[What the task requires]: Transcribe the records below in full; pictures stay out of the copy.
#### Exercise materials ####
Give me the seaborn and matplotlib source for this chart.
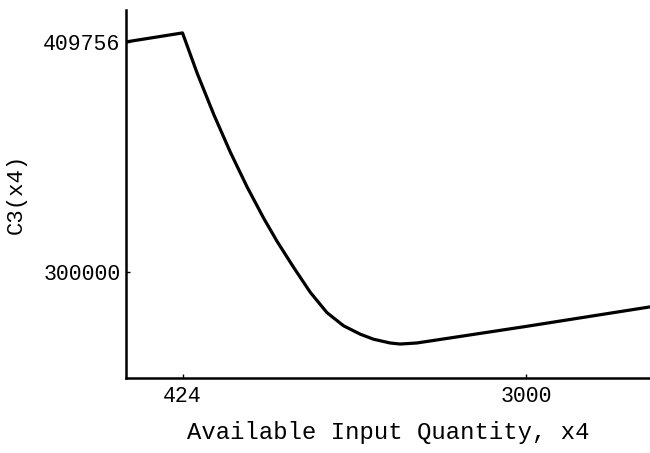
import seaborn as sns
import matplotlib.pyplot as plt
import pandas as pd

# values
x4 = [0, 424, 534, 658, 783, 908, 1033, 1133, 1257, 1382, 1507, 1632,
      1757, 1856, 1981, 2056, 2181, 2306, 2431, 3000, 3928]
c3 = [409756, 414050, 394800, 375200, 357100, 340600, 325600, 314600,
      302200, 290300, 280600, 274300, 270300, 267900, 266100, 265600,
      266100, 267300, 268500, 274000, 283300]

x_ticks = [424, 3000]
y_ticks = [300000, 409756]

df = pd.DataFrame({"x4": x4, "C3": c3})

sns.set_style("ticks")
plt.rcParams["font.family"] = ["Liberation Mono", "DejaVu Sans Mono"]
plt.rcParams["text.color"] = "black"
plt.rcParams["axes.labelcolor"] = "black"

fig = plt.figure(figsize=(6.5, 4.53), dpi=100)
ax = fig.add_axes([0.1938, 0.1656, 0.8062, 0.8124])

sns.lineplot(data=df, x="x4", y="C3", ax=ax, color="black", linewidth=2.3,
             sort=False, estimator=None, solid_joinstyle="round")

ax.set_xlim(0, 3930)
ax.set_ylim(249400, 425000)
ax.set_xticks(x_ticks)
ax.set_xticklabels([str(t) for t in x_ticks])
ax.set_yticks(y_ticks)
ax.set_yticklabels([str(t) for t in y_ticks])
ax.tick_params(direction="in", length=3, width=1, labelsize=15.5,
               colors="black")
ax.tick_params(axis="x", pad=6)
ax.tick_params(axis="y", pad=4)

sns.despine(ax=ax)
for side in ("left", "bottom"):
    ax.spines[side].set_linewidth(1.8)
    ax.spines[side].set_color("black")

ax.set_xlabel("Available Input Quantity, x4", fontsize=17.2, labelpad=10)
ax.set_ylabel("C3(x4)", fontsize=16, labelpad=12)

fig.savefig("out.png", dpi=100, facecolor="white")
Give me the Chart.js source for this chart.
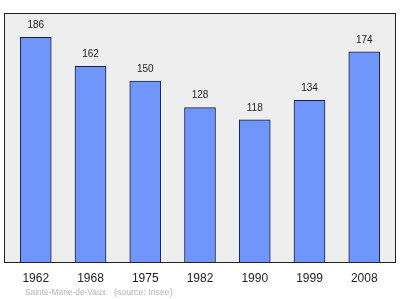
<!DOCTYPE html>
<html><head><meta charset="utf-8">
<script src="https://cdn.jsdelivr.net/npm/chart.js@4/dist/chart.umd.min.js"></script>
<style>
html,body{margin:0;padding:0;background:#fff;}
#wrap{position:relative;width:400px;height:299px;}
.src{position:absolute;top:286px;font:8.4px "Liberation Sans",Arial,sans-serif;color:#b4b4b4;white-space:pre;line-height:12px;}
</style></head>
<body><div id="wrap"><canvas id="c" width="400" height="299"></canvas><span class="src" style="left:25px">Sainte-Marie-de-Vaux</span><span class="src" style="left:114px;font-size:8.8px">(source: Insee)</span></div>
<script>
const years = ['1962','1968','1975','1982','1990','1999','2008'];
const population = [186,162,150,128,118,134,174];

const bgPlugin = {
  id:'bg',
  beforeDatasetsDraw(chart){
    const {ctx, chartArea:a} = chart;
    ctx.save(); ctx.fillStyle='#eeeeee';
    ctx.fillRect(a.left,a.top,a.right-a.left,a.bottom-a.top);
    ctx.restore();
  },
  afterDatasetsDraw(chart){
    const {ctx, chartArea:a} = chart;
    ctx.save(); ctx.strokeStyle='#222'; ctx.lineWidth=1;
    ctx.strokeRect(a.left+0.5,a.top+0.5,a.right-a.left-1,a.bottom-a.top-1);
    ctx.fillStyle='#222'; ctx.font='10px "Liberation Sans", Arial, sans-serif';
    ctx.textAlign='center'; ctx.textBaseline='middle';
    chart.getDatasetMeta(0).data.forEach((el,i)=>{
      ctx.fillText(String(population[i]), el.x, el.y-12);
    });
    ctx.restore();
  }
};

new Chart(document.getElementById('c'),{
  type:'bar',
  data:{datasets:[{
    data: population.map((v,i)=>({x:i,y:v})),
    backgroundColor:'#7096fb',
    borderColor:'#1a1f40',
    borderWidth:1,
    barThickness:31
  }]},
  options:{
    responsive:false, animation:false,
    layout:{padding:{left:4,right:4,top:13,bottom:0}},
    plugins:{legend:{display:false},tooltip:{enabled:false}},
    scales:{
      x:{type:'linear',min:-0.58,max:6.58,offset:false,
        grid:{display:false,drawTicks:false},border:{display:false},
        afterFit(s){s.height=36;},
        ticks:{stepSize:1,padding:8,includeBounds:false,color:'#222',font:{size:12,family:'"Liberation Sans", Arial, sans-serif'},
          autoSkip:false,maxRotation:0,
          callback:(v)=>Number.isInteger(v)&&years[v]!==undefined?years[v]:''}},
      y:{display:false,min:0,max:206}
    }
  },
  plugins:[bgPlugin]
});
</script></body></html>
####
[Answer in full]:
Give me the seaborn and matplotlib source for this chart.
import seaborn as sns
import matplotlib.pyplot as plt
import pandas as pd

# values
x4 = [0, 424, 534, 658, 783, 908, 1033, 1133, 1257, 1382, 1507, 1632,
      1757, 1856, 1981, 2056, 2181, 2306, 2431, 3000, 3928]
c3 = [409756, 414050, 394800, 375200, 357100, 340600, 325600, 314600,
      302200, 290300, 280600, 274300, 270300, 267900, 266100, 265600,
      266100, 267300, 268500, 274000, 283300]

x_ticks = [424, 3000]
y_ticks = [300000, 409756]

df = pd.DataFrame({"x4": x4, "C3": c3})

sns.set_style("ticks")
plt.rcParams["font.family"] = ["Liberation Mono", "DejaVu Sans Mono"]
plt.rcParams["text.color"] = "black"
plt.rcParams["axes.labelcolor"] = "black"

fig = plt.figure(figsize=(6.5, 4.53), dpi=100)
ax = fig.add_axes([0.1938, 0.1656, 0.8062, 0.8124])

sns.lineplot(data=df, x="x4", y="C3", ax=ax, color="black", linewidth=2.3,
             sort=False, estimator=None, solid_joinstyle="round")

ax.set_xlim(0, 3930)
ax.set_ylim(249400, 425000)
ax.set_xticks(x_ticks)
ax.set_xticklabels([str(t) for t in x_ticks])
ax.set_yticks(y_ticks)
ax.set_yticklabels([str(t) for t in y_ticks])
ax.tick_params(direction="in", length=3, width=1, labelsize=15.5,
               colors="black")
ax.tick_params(axis="x", pad=6)
ax.tick_params(axis="y", pad=4)

sns.despine(ax=ax)
for side in ("left", "bottom"):
    ax.spines[side].set_linewidth(1.8)
    ax.spines[side].set_color("black")

ax.set_xlabel("Available Input Quantity, x4", fontsize=17.2, labelpad=10)
ax.set_ylabel("C3(x4)", fontsize=16, labelpad=12)

fig.savefig("out.png", dpi=100, facecolor="white")
Give me the Chart.js source for this chart.
<!DOCTYPE html>
<html><head><meta charset="utf-8">
<script src="https://cdn.jsdelivr.net/npm/chart.js@4/dist/chart.umd.min.js"></script>
<style>
html,body{margin:0;padding:0;background:#fff;}
#wrap{position:relative;width:400px;height:299px;}
.src{position:absolute;top:286px;font:8.4px "Liberation Sans",Arial,sans-serif;color:#b4b4b4;white-space:pre;line-height:12px;}
</style></head>
<body><div id="wrap"><canvas id="c" width="400" height="299"></canvas><span class="src" style="left:25px">Sainte-Marie-de-Vaux</span><span class="src" style="left:114px;font-size:8.8px">(source: Insee)</span></div>
<script>
const years = ['1962','1968','1975','1982','1990','1999','2008'];
const population = [186,162,150,128,118,134,174];

const bgPlugin = {
  id:'bg',
  beforeDatasetsDraw(chart){
    const {ctx, chartArea:a} = chart;
    ctx.save(); ctx.fillStyle='#eeeeee';
    ctx.fillRect(a.left,a.top,a.right-a.left,a.bottom-a.top);
    ctx.restore();
  },
  afterDatasetsDraw(chart){
    const {ctx, chartArea:a} = chart;
    ctx.save(); ctx.strokeStyle='#222'; ctx.lineWidth=1;
    ctx.strokeRect(a.left+0.5,a.top+0.5,a.right-a.left-1,a.bottom-a.top-1);
    ctx.fillStyle='#222'; ctx.font='10px "Liberation Sans", Arial, sans-serif';
    ctx.textAlign='center'; ctx.textBaseline='middle';
    chart.getDatasetMeta(0).data.forEach((el,i)=>{
      ctx.fillText(String(population[i]), el.x, el.y-12);
    });
    ctx.restore();
  }
};

new Chart(document.getElementById('c'),{
  type:'bar',
  data:{datasets:[{
    data: population.map((v,i)=>({x:i,y:v})),
    backgroundColor:'#7096fb',
    borderColor:'#1a1f40',
    borderWidth:1,
    barThickness:31
  }]},
  options:{
    responsive:false, animation:false,
    layout:{padding:{left:4,right:4,top:13,bottom:0}},
    plugins:{legend:{display:false},tooltip:{enabled:false}},
    scales:{
      x:{type:'linear',min:-0.58,max:6.58,offset:false,
        grid:{display:false,drawTicks:false},border:{display:false},
        afterFit(s){s.height=36;},
        ticks:{stepSize:1,padding:8,includeBounds:false,color:'#222',font:{size:12,family:'"Liberation Sans", Arial, sans-serif'},
          autoSkip:false,maxRotation:0,
          callback:(v)=>Number.isInteger(v)&&years[v]!==undefined?years[v]:''}},
      y:{display:false,min:0,max:206}
    }
  },
  plugins:[bgPlugin]
});
</script></body></html>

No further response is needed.